Thursday, August 7, 2008

Monkey ladder

This is a close up of a vine that is called a "monkey ladder." I took this picture while walking on the trail back from the cave entrance in Barra Honda National Park, which has been the subject of my photos during the past week.

My photos of the caves began with the metal, human ladder used to access the cave. I think nature's "monkey ladder" is a more artful design.

Below is a second photo that shows a more distant view of this same vine to give the perspective of how it leads from the ground up to the higher tree branches.

It is easy to see why it is called a monkey ladder. As is common in Costa Rica, during our hike we could hear the low, gutteral calls of howler monkeys.

I am sorry that I do not know the scientific name for the monkey ladder. I could not find it in my reference books.


Anonymous said...

That is absolutely amazing. The Monkey Ladder and it looks like someone braided two or three vines together. It sure has impressed me and if monkeys actually use it, and I guess they would, then it would be amazing to see on You Tube.

Hilda said...

That's such an interesting vine! Thanks for the info. Cool! said...

I am sure that monkeys do use the monkey ladders, as they climb all over the forest, but I have not actually seen them do so. We regularly see monkeys in the trees, and even walking the length of telephone wires, from pole to pole.

I may post a photo in the future of a howler monkey with her baby clinging to her back while walking on a telephone wire.

The challenge with photographing monkeys in the trees is that usually entails shooting up into the sky, and howler monkeys are very black. The pictures usually make them look like silhouettes. The howler monkey photo that I have posted as one of my favorites in the side bar of this website is an exception.

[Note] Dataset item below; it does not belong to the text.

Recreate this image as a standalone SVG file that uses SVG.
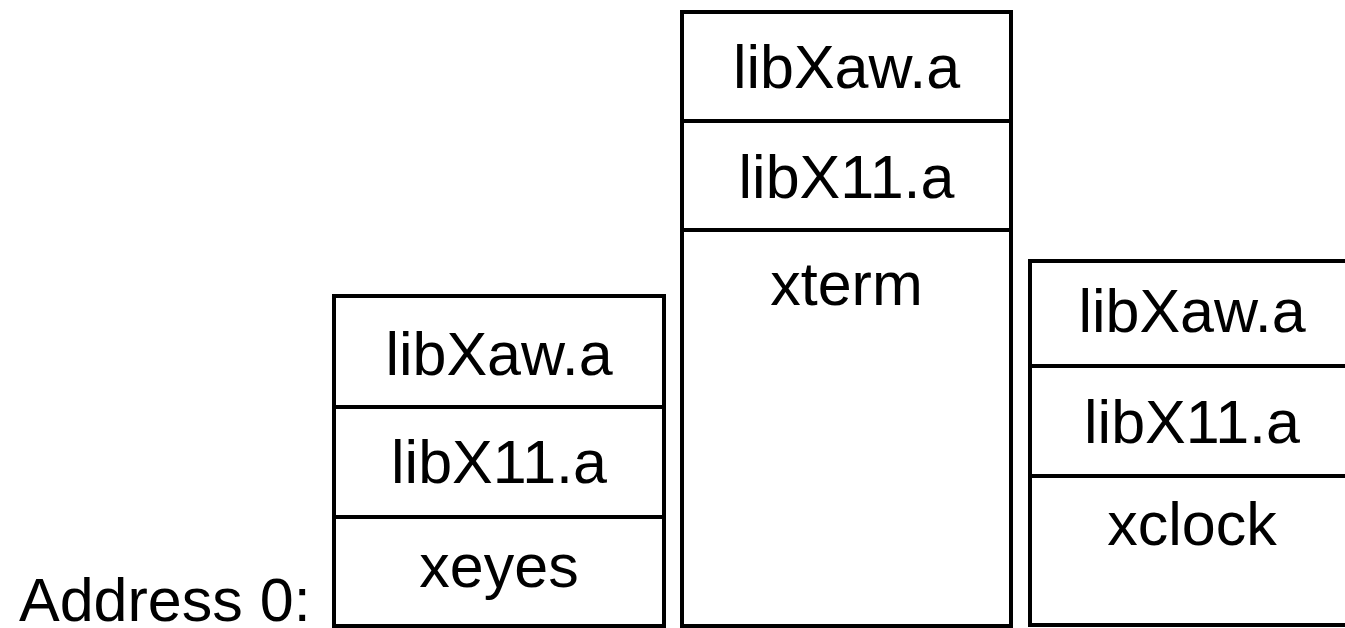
<svg xmlns="http://www.w3.org/2000/svg" width="1345" height="628" viewBox="0 0 1345 628">
<style>
.c{fill:#fff;stroke:#000;stroke-width:4}
.t{font-family:"Liberation Sans",Arial,sans-serif;font-size:61px;fill:#000;text-anchor:middle}
.l{font-family:"Liberation Sans",Arial,sans-serif;font-size:61px;fill:#000}
</style>
<rect width="1345" height="628" fill="#fff"/>
<g id="label-address">
<text class="l" x="19" y="621">Address 0:</text>
</g>
<g id="xeyes-stack">
<rect class="c" x="334" y="296" width="330" height="111"/>
<rect class="c" x="334" y="407" width="330" height="110"/>
<rect class="c" x="334" y="517" width="330" height="109"/>
<text class="t" x="499" y="375">libXaw.a</text>
<text class="t" x="499" y="483">libX11.a</text>
<text class="t" x="499" y="587">xeyes</text>
</g>
<g id="xterm-stack">
<rect class="c" x="682" y="12" width="329" height="109"/>
<rect class="c" x="682" y="121" width="329" height="109"/>
<rect class="c" x="682" y="230" width="329" height="396"/>
<text class="t" x="846.5" y="88">libXaw.a</text>
<text class="t" x="846.5" y="198">libX11.a</text>
<text class="t" x="846.5" y="305">xterm</text>
</g>
<g id="xclock-stack">
<rect class="c" x="1030" y="261" width="330" height="105"/>
<rect class="c" x="1030" y="366" width="330" height="110"/>
<rect class="c" x="1030" y="476" width="330" height="149"/>
<text class="t" x="1192" y="332">libXaw.a</text>
<text class="t" x="1192" y="443">libX11.a</text>
<text class="t" x="1192" y="545">xclock</text>
</g>
<g id="connectors"></g>
</svg>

With respect to your comment about a video, my best experience with that involves my younger son, Stuart. We recently pulled over on the side of the road outside Tamarindo to watch a group of howler monkeys. He followed them as they travelled from tree to tree. He saw the spot where they jumped from one tree to the next tree. He stationed himself underneath and got a video of a monkey flying through the air, with nothing else in the frame.

I know you are a very accomplished photographer of birds in particular. I am sure you have encountered (and conquered) similar challenges.

Anonymous said...

Yes, it is hard to photograph looking up towards the sky.

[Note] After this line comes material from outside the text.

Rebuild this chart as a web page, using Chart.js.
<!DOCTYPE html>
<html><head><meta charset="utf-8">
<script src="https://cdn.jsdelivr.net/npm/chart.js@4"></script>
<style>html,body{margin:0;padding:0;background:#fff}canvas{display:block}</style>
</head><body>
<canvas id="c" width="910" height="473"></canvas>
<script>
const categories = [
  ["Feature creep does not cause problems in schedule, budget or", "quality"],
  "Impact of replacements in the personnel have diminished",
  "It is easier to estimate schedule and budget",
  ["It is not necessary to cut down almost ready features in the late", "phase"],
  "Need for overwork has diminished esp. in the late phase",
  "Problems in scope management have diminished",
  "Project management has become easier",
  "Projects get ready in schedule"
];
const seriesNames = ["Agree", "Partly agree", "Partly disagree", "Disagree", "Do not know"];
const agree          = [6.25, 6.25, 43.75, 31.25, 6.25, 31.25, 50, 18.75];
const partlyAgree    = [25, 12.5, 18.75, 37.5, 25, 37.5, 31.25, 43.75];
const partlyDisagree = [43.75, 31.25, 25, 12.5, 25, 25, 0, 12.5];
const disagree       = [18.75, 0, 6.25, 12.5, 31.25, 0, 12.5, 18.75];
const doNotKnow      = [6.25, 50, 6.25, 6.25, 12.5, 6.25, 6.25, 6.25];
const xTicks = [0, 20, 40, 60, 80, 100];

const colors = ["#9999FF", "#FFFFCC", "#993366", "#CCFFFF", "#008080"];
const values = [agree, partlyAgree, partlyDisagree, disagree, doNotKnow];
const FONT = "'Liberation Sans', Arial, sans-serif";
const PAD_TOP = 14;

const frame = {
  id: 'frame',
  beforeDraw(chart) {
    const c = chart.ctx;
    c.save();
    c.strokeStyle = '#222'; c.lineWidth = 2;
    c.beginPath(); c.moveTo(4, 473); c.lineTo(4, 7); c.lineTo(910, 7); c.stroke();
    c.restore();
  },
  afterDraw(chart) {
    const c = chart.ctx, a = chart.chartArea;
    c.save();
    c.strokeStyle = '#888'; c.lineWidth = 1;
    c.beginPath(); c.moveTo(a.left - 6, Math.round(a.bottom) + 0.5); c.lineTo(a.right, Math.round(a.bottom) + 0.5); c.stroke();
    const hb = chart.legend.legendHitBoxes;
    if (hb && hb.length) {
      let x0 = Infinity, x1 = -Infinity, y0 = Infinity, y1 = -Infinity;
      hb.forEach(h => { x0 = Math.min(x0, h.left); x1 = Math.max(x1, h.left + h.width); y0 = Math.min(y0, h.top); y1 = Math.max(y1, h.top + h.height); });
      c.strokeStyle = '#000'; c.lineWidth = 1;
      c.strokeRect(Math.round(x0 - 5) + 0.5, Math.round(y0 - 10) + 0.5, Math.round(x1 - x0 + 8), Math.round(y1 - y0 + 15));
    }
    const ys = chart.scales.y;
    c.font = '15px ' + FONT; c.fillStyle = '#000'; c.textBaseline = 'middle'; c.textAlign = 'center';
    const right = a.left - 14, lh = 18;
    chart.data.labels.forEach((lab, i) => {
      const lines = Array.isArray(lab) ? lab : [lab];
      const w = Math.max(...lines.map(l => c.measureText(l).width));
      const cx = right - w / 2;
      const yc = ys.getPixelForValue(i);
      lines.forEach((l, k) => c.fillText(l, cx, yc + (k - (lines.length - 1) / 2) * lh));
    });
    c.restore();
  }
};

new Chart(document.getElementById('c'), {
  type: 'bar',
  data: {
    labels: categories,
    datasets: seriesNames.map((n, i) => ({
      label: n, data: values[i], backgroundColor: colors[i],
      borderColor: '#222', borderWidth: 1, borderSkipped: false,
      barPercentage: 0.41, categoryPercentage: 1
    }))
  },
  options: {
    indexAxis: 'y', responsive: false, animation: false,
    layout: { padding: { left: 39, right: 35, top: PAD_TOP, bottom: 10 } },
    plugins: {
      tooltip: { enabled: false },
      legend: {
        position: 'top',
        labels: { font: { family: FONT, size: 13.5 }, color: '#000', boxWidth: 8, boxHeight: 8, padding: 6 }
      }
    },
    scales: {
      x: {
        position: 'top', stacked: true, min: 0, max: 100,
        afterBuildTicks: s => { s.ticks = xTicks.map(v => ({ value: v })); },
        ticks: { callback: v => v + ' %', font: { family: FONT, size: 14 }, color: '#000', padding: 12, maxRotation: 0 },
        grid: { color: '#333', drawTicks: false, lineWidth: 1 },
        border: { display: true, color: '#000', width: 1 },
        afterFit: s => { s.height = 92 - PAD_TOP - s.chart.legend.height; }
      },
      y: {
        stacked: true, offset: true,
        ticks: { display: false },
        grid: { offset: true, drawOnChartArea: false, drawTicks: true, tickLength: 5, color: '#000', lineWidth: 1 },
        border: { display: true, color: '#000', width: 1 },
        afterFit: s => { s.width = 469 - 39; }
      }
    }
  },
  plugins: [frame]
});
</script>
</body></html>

I have to do it a lot here because most of my bird photos, especially those and squirrels, are taken of birds in my oak tree.

I can sometimes get the dark to come out so I can see the feathers or hairs but it would be a real challenge to do it all the time.

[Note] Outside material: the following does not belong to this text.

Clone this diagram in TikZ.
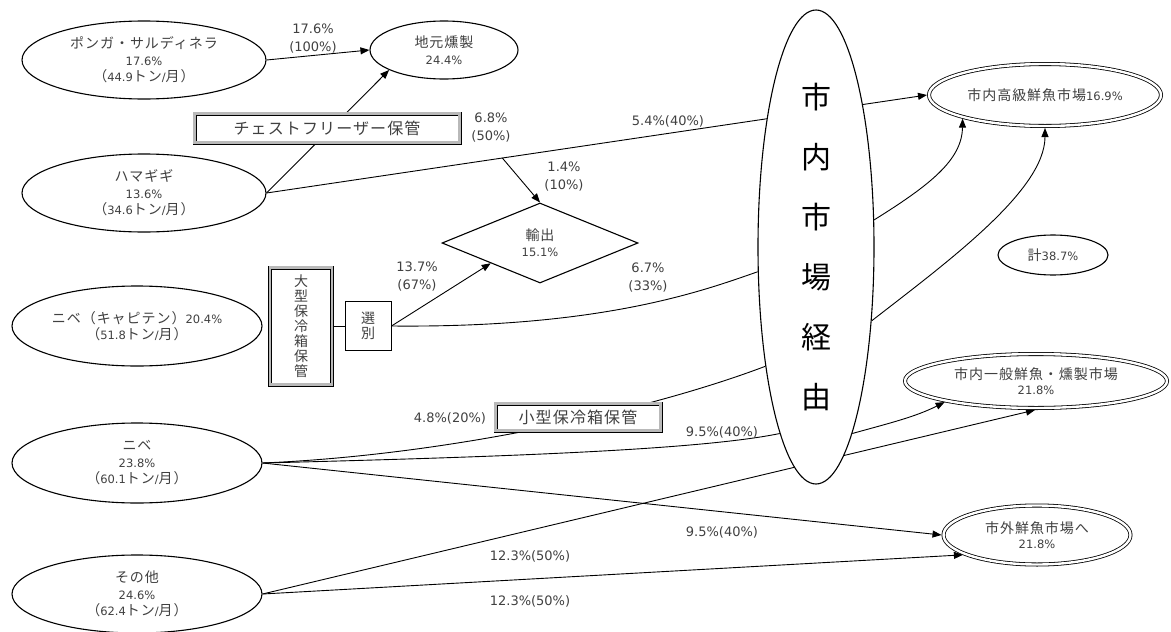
\documentclass[tikz,border=0pt]{standalone}
\usepackage{fontspec}
\setmainfont{DejaVu Sans}
\newfontfamily\jpf[LetterSpace=7]{Noto Sans CJK JP}
\newfontfamily\jpbig{Noto Sans CJK JP}
\usetikzlibrary{shapes.geometric,arrows.meta,calc}
\pgfdeclarelayer{bg}
\pgfsetlayers{bg,main}
\newcommand\J[1]{{\jpf\fontsize{14}{16.5}\selectfont #1}}
\newcommand\JB[1]{{\jpf\fontsize{16}{18}\selectfont #1}}
\begin{document}
\begin{tikzpicture}[x=1pt,y=-1pt,
  src/.style={ellipse, draw, line width=1.1pt, fill=white, inner sep=0pt, align=center,
    font=\fontsize{11.5}{16.5}\selectfont, text=black!75},
  dell/.style={ellipse, draw, double, double distance=2.4pt, line width=0.8pt, fill=white,
    inner sep=0pt, outer sep=2pt, align=center, font=\fontsize{11.5}{15}\selectfont, text=black!75},
  dbox/.style={rectangle, draw, double=gray!55, double distance=2.4pt, line width=0.8pt, fill=white,
    inner sep=0pt, outer sep=2pt, align=center, text=black!75},
  sbox/.style={rectangle, draw, line width=1pt, fill=white, inner sep=0pt, align=center, text=black!75},
  lbl/.style={font=\fontsize{13}{18}\selectfont, align=center, text=black!75, inner sep=0pt},
  conn/.style={line width=0.9pt, draw=black},
  arr/.style={conn, -{Triangle[length=9pt,width=7pt]}}
]
\useasboundingbox (0,0) rectangle (1171,632);

% sources
\node[src, minimum width=244pt, minimum height=78pt] (pong) at (144,60)
  {\J{ポンガ・サルディネラ}\\17.6\%\\\J{（}44.9\J{トン}/\J{月）}};
\node[src, minimum width=244pt, minimum height=78pt] (hama) at (144,193)
  {\J{ハマギギ}\\13.6\%\\\J{（}34.6\J{トン}/\J{月）}};
\node[src, minimum width=250pt, minimum height=80pt] (kyap) at (137,326)
  {\J{ニベ（キャピテン）}20.4\%\\\J{（}51.8\J{トン}/\J{月）}};
\node[src, minimum width=250pt, minimum height=80pt] (nibe) at (137,463)
  {\J{ニベ}\\23.8\%\\\J{（}60.1\J{トン}/\J{月）}};
\node[src, minimum width=250pt, minimum height=78pt] (sonota) at (137,594)
  {\J{その他}\\24.6\%\\\J{（}62.4\J{トン}/\J{月）}};

% intermediate
\node[src, minimum width=148pt, minimum height=58pt] (jimoto) at (444,50) {\J{地元燻製}\\24.4\%};
\node[dbox, minimum width=265pt, minimum height=29pt] (chest) at (327,128) {\JB{チェストフリーザー保管}};
\node[dbox, minimum width=62pt, minimum height=117pt, font=\jpbig\fontsize{14}{15}\selectfont] (ogata) at (301,326)
  {大\\型\\保\\冷\\箱\\保\\管};
\node[sbox, minimum width=46pt, minimum height=49pt, font=\jpbig\fontsize{14}{15}\selectfont] (sen) at (368,326) {選\\別};
\node[diamond, draw, line width=1.1pt, fill=white, inner sep=0pt, minimum width=196pt, minimum height=80pt,
  aspect=2.45, align=center, font=\fontsize{11.5}{16}\selectfont, text=black!75] (yu) at (540,243) {\J{輸出}\\15.1\%};
\node[dbox, minimum width=165pt, minimum height=27pt] (kogata) at (578,417) {\JB{小型保冷箱保管}};
\node[ellipse, draw, line width=1.1pt, fill=white, inner sep=0pt, minimum width=116pt, minimum height=474pt,
  align=center, font=\jpbig\fontsize{30}{60}\selectfont] (big) at (816,247) {市\\内\\市\\場\\経\\由};

% destinations
\node[dell, minimum width=232pt, minimum height=62pt] (kou) at (1045,95) {\J{市内高級鮮魚市場}16.9\%};
\node[src, minimum width=110pt, minimum height=40pt] (kei) at (1053,255) {\J{計}38.7\%};
\node[dell, minimum width=262pt, minimum height=54pt] (ippan) at (1036,381) {\J{市内一般鮮魚・燻製市場}\\21.8\%};
\node[dell, minimum width=187pt, minimum height=59pt] (shigai) at (1037,535) {\J{市外鮮魚市場へ}\\21.8\%};

% labels
\node[lbl] (l1) at (313,39) {17.6\%\\(100\%)};
\node[lbl] (l2) at (491,128) {6.8\%\\(50\%)};
\node[lbl] (l3) at (668,121) {5.4\%(40\%)};
\node[lbl] (l4) at (564,177) {1.4\%\\(10\%)};
\node[lbl] (l5) at (417,277) {13.7\%\\(67\%)};
\node[lbl] (l6) at (648,278) {6.7\%\\(33\%)};
\node[lbl] (l7) at (450,418) {4.8\%(20\%)};
\node[lbl] (l8) at (722,432) {9.5\%(40\%)};
\node[lbl] (l9) at (722,532) {9.5\%(40\%)};
\node[lbl] (l10) at (530,556) {12.3\%(50\%)};
\node[lbl] (l11) at (530,601) {12.3\%(50\%)};

\begin{pgfonlayer}{bg}
\draw[arr] (pong.east) -- (jimoto.west);
\draw[arr] (hama.east) -- (jimoto.200);
\draw[arr] (hama.east) -- (kou.west);
\coordinate (br) at ($(hama.east)!0.357!(kou.west)$);
\draw[arr] (br) -- (yu.north);
\draw[conn] (ogata.east) -- (sen.west);
\draw[arr] (sen.east) -- (yu.south west);
\draw[conn] (sen.east) .. controls (600,328) and (700,292) .. (big.203);
\draw[arr] (big.25) .. controls (930,185) and (962,160) .. (kou.196);
\draw[conn] (nibe.east) .. controls (450,455) and (650,410) .. (big.247);
\draw[arr] (big.307) .. controls (950,260) and (1045,190) .. (kou.south);
\draw[conn] (nibe.east) .. controls (500,457) and (700,450) .. (big.259);
\draw[arr] (big.281) .. controls (890,423) and (915,417) .. (ippan.193);
\draw[arr] (nibe.east) -- (shigai.west);
\draw[arr] (sonota.east) -- (ippan.268);
\draw[arr] (sonota.east) -- (shigai.195);
\end{pgfonlayer}
\end{tikzpicture}
\end{document}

If you have a good photo editing program, and shoot in RAW, you can probably get all the detail you need out of the dark colors but it might not be suitable to you.

I spent an hour or two this morning trying to get a photograph of a Progressive Bee Fly. They are mostly dark and this guy was in the sunshine but what I got is not what I had hoped for and I got a lot of shots that I just deleted.

The first thing I do, and I was taught to do this by newspaper photographers, is to open all photos up to 100% and then go through them at that size. If they are sharp and in focus you will see it instantly. Of course, you see those out of focus too and can delete them right away.

RedLan said...

it's unique, a monkey ladder shape vine. you captured it great!

glenda said...

I am curious, how sturdy is this vine? I'm thinking what a great way to climb up into the forest canopy. said...

I'm sorry, but I cannot answer your question because the thought never occurred to me to climb up the vine myself to get to the the forest canopy. After climbing up and down into the cave shown during the past few days, that was enough climbing for me that day.

But, I have a treat in store for you. Beginning Monday, I will post some photos of a much better way to see the cloud forest canopy -- the canopy walk at Monteverde.

Besides the canopy walk, there is another popular way to see the canopy. I am referring to the ZIP lines. I have some ZIP line photos I could show, if people want to see them.
Maybe I'll do that the week after next.

arachesostufo said...

bellissima fotografia, complimenti da venezia

PJ said...

This is amazing. Just amazing. I would love to see the zip line photos.

Ann (MobayDP) said...

As Abe said, this is really amazing. I've never seen or even heard of this "Monkey Ladder" before!

Like Glenda, I wonder how sturdy it is. said...

Responses to several of the above comments:

I will post some photos of ZIP lines next Monday and Tuesday, August 19 and 20.

Arachesostufo -- I am delighted to have a visitor to my site from Venice. I have been to Venice 6 times, as it is my favorite city in Europe.

Abraham -- thank you very much for your long, thoughtful and helpful suggestions regarding photographing monkeys nad birds in trees.

To all who liked the monkey vine photo -- because of your comments, I will post another photo of a monkey vine in about 10 days. I have my photos for this coming week planned (from a trip to Monteverde), then I will show some ZIP line pictures, they I will slip in another monkey vine picture.

My son, Stuart, reminded me of a photo he took of a monkey vine that I admit is better than either of the pictures that I posted. His photo looks up the vine similar to mine, but was shot from the side and reveals an entirely different perspective on the wavy shape of the vine.